"It all amounts to the same thing: old or young, he is a man whom I do not love, and never could love."

The old lady shakes her head impatiently: "Are you beginning upon that? Love? I thought you had more sense. Love!--love! Heaven preserve you from that disease! The only sound foundations for a happy marriage are unbounded esteem and warm sympathy: anything more is an evil."

Erika is silent, and the old Countess continues: "No respectable woman should indulge in passion. Passion is an intoxication, and nausea is sure to follow upon intoxication. Therefore a respectable woman, who can at the most indulge but once in such intoxication, condemns herself, after a short period of bliss, to nausea for the rest of her life. Only the unprincipled woman who cures her nausea by a fresh passion can permit herself such indulgence. It is all nonsense for one of us."

During this long speech the Countess has seated herself in an arm-chair with a volume of Taine's 'Les Origines de la France' open in her lap, and to lend emphasis to her words she taps the book from time to time with a large Japanese paper-knife.
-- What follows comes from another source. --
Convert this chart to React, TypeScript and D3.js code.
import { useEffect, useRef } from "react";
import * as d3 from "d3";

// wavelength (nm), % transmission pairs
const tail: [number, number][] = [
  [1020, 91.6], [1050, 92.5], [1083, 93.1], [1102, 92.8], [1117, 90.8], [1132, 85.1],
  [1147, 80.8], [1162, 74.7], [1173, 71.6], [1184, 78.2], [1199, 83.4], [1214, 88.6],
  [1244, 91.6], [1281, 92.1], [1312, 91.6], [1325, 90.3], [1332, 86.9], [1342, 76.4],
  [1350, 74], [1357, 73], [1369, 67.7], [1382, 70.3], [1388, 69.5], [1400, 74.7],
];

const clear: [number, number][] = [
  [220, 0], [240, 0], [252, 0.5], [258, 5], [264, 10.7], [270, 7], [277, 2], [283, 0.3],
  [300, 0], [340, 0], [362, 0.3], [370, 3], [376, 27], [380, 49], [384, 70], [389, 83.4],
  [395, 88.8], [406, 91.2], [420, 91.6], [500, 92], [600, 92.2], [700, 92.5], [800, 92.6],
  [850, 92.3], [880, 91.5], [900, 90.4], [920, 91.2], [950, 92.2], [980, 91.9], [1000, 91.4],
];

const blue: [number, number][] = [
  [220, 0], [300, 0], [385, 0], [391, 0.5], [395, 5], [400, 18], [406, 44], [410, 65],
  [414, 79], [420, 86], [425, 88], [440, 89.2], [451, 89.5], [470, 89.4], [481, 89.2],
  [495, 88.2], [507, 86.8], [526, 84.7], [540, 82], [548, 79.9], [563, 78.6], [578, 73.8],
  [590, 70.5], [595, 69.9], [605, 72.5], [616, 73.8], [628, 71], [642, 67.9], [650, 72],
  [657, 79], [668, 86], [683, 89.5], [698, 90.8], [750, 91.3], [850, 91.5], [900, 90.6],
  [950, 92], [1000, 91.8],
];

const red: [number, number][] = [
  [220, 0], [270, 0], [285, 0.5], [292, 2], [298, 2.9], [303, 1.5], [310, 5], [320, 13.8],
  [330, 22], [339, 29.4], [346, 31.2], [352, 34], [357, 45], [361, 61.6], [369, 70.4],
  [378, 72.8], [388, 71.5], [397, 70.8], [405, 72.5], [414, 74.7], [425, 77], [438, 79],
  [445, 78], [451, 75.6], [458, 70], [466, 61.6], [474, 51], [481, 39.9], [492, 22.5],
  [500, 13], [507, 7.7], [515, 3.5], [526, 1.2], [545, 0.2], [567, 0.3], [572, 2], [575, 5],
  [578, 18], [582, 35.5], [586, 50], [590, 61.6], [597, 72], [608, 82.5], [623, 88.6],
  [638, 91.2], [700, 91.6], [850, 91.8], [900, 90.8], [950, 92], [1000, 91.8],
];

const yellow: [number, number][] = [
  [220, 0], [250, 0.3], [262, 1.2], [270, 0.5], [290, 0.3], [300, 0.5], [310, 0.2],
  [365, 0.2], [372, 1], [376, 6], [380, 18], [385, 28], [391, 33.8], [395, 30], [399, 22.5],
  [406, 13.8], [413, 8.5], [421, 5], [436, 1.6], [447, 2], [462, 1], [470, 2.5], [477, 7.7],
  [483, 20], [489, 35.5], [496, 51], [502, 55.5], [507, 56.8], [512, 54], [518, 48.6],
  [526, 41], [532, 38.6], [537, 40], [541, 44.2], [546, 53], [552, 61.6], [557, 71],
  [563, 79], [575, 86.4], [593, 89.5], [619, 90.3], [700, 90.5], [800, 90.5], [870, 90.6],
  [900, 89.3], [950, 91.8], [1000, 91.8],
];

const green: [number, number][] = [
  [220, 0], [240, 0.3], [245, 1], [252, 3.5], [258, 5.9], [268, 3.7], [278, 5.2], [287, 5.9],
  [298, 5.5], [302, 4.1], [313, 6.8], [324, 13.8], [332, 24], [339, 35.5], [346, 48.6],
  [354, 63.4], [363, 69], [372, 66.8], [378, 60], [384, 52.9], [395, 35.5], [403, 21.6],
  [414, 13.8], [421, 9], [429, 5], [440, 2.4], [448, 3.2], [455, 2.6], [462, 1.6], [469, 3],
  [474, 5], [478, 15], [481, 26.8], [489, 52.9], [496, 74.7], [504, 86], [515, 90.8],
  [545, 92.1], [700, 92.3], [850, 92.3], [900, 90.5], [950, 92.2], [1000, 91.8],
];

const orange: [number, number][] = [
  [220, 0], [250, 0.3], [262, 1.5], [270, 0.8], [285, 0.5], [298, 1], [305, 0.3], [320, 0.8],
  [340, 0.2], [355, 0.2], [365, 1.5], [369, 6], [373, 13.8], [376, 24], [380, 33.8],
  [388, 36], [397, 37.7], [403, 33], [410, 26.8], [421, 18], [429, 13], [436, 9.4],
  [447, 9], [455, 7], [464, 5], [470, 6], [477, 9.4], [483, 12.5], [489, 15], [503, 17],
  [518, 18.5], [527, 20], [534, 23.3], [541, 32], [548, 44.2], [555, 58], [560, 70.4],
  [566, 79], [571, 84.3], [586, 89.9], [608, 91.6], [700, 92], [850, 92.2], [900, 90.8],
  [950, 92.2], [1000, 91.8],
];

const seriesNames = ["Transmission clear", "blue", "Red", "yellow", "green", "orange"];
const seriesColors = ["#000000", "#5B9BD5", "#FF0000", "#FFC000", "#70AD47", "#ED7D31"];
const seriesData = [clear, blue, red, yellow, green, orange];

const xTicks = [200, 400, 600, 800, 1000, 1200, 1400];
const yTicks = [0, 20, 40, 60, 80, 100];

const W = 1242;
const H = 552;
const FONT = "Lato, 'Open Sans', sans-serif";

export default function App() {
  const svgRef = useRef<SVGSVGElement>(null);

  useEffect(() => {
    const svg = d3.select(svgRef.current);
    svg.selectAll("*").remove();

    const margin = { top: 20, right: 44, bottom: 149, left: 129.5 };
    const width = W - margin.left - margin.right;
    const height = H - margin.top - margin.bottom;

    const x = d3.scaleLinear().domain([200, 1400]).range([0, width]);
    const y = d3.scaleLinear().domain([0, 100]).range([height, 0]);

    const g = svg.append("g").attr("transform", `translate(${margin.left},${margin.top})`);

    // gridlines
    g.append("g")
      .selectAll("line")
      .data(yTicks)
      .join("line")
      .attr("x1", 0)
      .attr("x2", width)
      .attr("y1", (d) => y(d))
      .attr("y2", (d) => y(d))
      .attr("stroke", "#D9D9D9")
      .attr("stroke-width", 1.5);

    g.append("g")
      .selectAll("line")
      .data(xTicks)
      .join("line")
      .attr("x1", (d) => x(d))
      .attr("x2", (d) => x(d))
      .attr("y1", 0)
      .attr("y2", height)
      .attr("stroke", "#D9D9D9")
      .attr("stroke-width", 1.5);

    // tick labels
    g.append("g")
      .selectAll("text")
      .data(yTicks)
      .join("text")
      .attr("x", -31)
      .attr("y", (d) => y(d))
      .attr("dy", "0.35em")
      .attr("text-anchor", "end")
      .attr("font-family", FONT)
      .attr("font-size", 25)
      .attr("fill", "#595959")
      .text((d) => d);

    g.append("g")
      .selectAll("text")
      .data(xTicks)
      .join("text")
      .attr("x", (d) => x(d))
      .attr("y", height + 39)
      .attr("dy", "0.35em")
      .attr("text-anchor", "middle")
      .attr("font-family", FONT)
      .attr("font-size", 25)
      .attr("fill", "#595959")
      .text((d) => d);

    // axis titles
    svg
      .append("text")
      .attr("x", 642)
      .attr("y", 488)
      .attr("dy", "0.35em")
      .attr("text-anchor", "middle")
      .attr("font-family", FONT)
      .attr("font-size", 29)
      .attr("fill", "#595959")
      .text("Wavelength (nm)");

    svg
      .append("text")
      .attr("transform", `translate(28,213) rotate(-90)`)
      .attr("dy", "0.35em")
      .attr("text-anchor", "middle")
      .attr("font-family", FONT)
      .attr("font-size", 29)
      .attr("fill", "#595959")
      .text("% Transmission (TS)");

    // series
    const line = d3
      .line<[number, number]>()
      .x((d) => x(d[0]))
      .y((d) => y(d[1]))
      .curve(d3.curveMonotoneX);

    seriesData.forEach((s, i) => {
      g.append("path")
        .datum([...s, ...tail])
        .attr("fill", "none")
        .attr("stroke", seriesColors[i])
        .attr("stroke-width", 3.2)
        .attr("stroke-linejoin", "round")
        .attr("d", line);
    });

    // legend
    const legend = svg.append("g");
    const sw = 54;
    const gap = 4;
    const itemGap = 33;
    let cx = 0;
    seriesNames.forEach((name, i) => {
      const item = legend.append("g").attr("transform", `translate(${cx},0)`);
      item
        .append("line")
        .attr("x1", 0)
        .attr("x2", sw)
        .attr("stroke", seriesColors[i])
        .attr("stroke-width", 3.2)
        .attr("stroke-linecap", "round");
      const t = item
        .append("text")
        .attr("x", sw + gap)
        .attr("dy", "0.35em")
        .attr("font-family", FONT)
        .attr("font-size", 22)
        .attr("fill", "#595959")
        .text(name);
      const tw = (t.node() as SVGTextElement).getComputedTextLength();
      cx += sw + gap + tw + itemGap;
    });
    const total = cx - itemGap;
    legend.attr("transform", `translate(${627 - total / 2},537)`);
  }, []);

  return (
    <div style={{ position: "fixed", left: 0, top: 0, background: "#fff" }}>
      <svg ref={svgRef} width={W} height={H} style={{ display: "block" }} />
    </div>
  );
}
Erika stands near her, leaning upon the piano, tall and graceful in her white gown. "And what am I to infer from your preachment? That I must marry Helmy Nimbsch, even without love?"

"Helmy Nimbsch? Who is talking of him?" The old lady almost starts from her chair.

"I thought you were, grandmother," Erika says, with a mischievous smile. "If I am not mistaken, he was the subject of our conversation."

"Nonsense! Helmy Nimbsch! Ce n'est pas serieux!"

"Of whom, then, are you talking?" Erika asks, looking her grandmother full in the face.

"Oh, of no one: I was talking in general," her grandmother replies, with some irritation, adding, still more petulantly, after a pause, "If you have unbounded esteem and warm sympathy for young Nimbsch, why, marry him, by all means."